**DATASET SECTION**

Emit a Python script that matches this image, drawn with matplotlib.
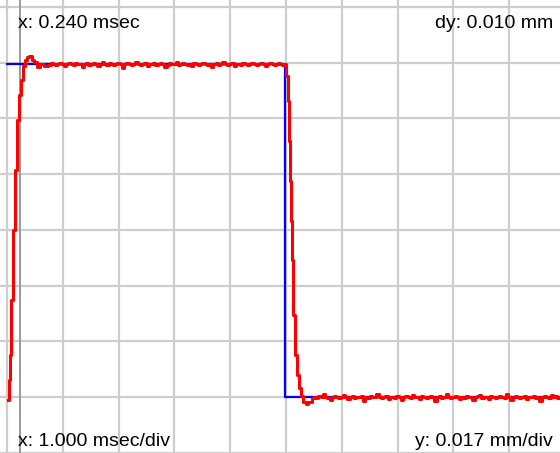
import matplotlib
matplotlib.use("Agg")
import matplotlib.pyplot as plt
import numpy as np

# scope settings (mm per division, msec per division)
y_div = 0.017
x_div = 1.0
cursor_x = 0.240

# reference (command) square wave
cmd_t = [0.0, 4.98, 4.98, 9.95]
cmd_y = [0.1016, 0.1016, 0.0, 0.0]

# measured response: rising edge with overshoot
rise_t = [0.018, 0.036, 0.054, 0.090, 0.125, 0.161, 0.197, 0.233, 0.269, 0.305,
          0.341, 0.376, 0.430, 0.466, 0.502, 0.556, 0.627, 0.699, 0.771]
rise_y = [-0.0009, 0.0052, 0.0128, 0.0296, 0.0510, 0.0693, 0.0845, 0.0922, 0.0967, 0.1010,
          0.1028, 0.1038, 0.1041, 0.1028, 0.1022, 0.1007, 0.1016, 0.1010, 0.1013]

# falling edge with undershoot
fall_t = [4.93, 4.982, 5.018, 5.036, 5.054, 5.072, 5.090, 5.108, 5.143, 5.179,
          5.215, 5.251, 5.287, 5.323, 5.376, 5.430, 5.484]
fall_y = [0.1012, 0.1016, 0.0980, 0.0903, 0.0781, 0.0659, 0.0537, 0.0419, 0.0250, 0.0128,
          0.0067, 0.0027, 0.0003, -0.0015, -0.0021, -0.0015, -0.0003]

# noise on the plateaus, in counts (1 count ~ 0.0003 mm), sampled every 0.04 msec
count = 0.000305
hi_start, lo_start, dt = 0.80, 5.52, 0.04
hi_level, lo_level = 0.1016, 0.0
hi_noise = [1, 0, -1, 0, 1, 0, -2, 0, 1, 0, -1, 1, 0, 0, -3, 0, 1, -1, 0, 1,
            0, -2, 0, 2, 0, -1, 1, 0, -1, 0, 1, 0, -4, 0, 1, 0, -1, 0, 2, 0,
            -1, 0, 1, -2, 0, 0, 1, -1, 0, 1, 0, -3, -1, 1, 0, 0, 2, -1, 0, 1,
            0, -1, 0, -2, 1, 0, -1, 0, 1, 0, -1, 0, -3, 0, 1, -1, 0, 2, 0, -1,
            0, 1, -2, 0, 0, -1, 1, 0, -1, 0, 1, 0, -1, 0, 1, 0, -2, 0, 1, 0,
            -1, 0, 1, 0]
lo_noise = [0, -1, 1, 0, 3, 0, -1, -3, 0, 1, 0, -1, 0, 2, 0, -2, 0, 1, -1, 0,
            0, 1, -4, 0, -1, 1, 0, 0, 3, 0, -1, 0, 1, -2, 0, 0, -1, 1, 0, -3,
            0, 1, 0, -1, 2, 0, 0, -2, 1, 0, -1, 0, 1, 0, -4, 0, 1, -1, 0, 3,
            0, -1, 0, 1, 0, -2, 0, -1, 1, 0, 0, -3, 0, 1, 2, -1, 0, 0, -2, 1,
            0, -1, 0, 1, 0, -1, 3, 0, -3, 0, 1, 0, -1, 0, 1, -2, 0, 0, 1, -1,
            0, -4, 0, 1, 0, -1, 2, 0, 1, -1, 0]

hi_t = hi_start + dt * np.arange(len(hi_noise))
hi_y = hi_level + count * np.array(hi_noise)
lo_t = lo_start + dt * np.arange(len(lo_noise))
lo_y = lo_level + count * np.array(lo_noise)

resp_t = np.concatenate([rise_t, hi_t, fall_t, lo_t])
resp_y = np.concatenate([rise_y, hi_y, fall_y, lo_y])

fig = plt.figure(figsize=(5.6, 4.53), dpi=100)
ax = fig.add_axes([0, 0, 1, 1])
ax.set_xlim(-0.1254, 9.910)
ax.set_ylim(-0.01708, 0.1211)

# grid
for i in range(0, 11):
    ax.axvline(i * x_div, color='#cdcdcd', lw=1.6, zorder=0)
for j in range(-1, 8):
    ax.axhline(j * y_div, color='#cdcdcd', lw=1.6, zorder=0)
ax.axvline(cursor_x, color='#9a9a9a', lw=1.4, zorder=1)

ax.plot(cmd_t, cmd_y, color='#0000ff', lw=1.6, zorder=2)
ax.plot(resp_t, resp_y, color='#ff0000', lw=2.2, drawstyle='steps-mid', zorder=3)

ax.set_xticks([])
ax.set_yticks([])
for s in ax.spines.values():
    s.set_visible(False)

font = dict(family='Liberation Sans', size=14, color='black')
fig.text(18 / 560, 1 - 23 / 453, 'x: %.3f msec' % cursor_x, ha='left', va='center', **font)
fig.text(553 / 560, 1 - 23 / 453, 'dy: 0.010 mm', ha='right', va='center', **font)
fig.text(18 / 560, 1 - 441 / 453, 'x: %.3f msec/div' % x_div, ha='left', va='center', **font)
fig.text(553 / 560, 1 - 441 / 453, 'y: %.3f mm/div' % y_div, ha='right', va='center', **font)

fig.savefig('out.png', dpi=100)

**PROBLEM DETAILS**
Restate each line from the start of the listing through the line bearing "0, -4, 0, 1, 0, -1, 2, 0, 1, -1, 0]" word for word. Drop the pictures.

**EXERCISE RESPONSE**
Emit a Python script that matches this image, drawn with matplotlib.
import matplotlib
matplotlib.use("Agg")
import matplotlib.pyplot as plt
import numpy as np

# scope settings (mm per division, msec per division)
y_div = 0.017
x_div = 1.0
cursor_x = 0.240

# reference (command) square wave
cmd_t = [0.0, 4.98, 4.98, 9.95]
cmd_y = [0.1016, 0.1016, 0.0, 0.0]

# measured response: rising edge with overshoot
rise_t = [0.018, 0.036, 0.054, 0.090, 0.125, 0.161, 0.197, 0.233, 0.269, 0.305,
          0.341, 0.376, 0.430, 0.466, 0.502, 0.556, 0.627, 0.699, 0.771]
rise_y = [-0.0009, 0.0052, 0.0128, 0.0296, 0.0510, 0.0693, 0.0845, 0.0922, 0.0967, 0.1010,
          0.1028, 0.1038, 0.1041, 0.1028, 0.1022, 0.1007, 0.1016, 0.1010, 0.1013]

# falling edge with undershoot
fall_t = [4.93, 4.982, 5.018, 5.036, 5.054, 5.072, 5.090, 5.108, 5.143, 5.179,
          5.215, 5.251, 5.287, 5.323, 5.376, 5.430, 5.484]
fall_y = [0.1012, 0.1016, 0.0980, 0.0903, 0.0781, 0.0659, 0.0537, 0.0419, 0.0250, 0.0128,
          0.0067, 0.0027, 0.0003, -0.0015, -0.0021, -0.0015, -0.0003]

# noise on the plateaus, in counts (1 count ~ 0.0003 mm), sampled every 0.04 msec
count = 0.000305
hi_start, lo_start, dt = 0.80, 5.52, 0.04
hi_level, lo_level = 0.1016, 0.0
hi_noise = [1, 0, -1, 0, 1, 0, -2, 0, 1, 0, -1, 1, 0, 0, -3, 0, 1, -1, 0, 1,
            0, -2, 0, 2, 0, -1, 1, 0, -1, 0, 1, 0, -4, 0, 1, 0, -1, 0, 2, 0,
            -1, 0, 1, -2, 0, 0, 1, -1, 0, 1, 0, -3, -1, 1, 0, 0, 2, -1, 0, 1,
            0, -1, 0, -2, 1, 0, -1, 0, 1, 0, -1, 0, -3, 0, 1, -1, 0, 2, 0, -1,
            0, 1, -2, 0, 0, -1, 1, 0, -1, 0, 1, 0, -1, 0, 1, 0, -2, 0, 1, 0,
            -1, 0, 1, 0]
lo_noise = [0, -1, 1, 0, 3, 0, -1, -3, 0, 1, 0, -1, 0, 2, 0, -2, 0, 1, -1, 0,
            0, 1, -4, 0, -1, 1, 0, 0, 3, 0, -1, 0, 1, -2, 0, 0, -1, 1, 0, -3,
            0, 1, 0, -1, 2, 0, 0, -2, 1, 0, -1, 0, 1, 0, -4, 0, 1, -1, 0, 3,
            0, -1, 0, 1, 0, -2, 0, -1, 1, 0, 0, -3, 0, 1, 2, -1, 0, 0, -2, 1,
            0, -1, 0, 1, 0, -1, 3, 0, -3, 0, 1, 0, -1, 0, 1, -2, 0, 0, 1, -1,
            0, -4, 0, 1, 0, -1, 2, 0, 1, -1, 0]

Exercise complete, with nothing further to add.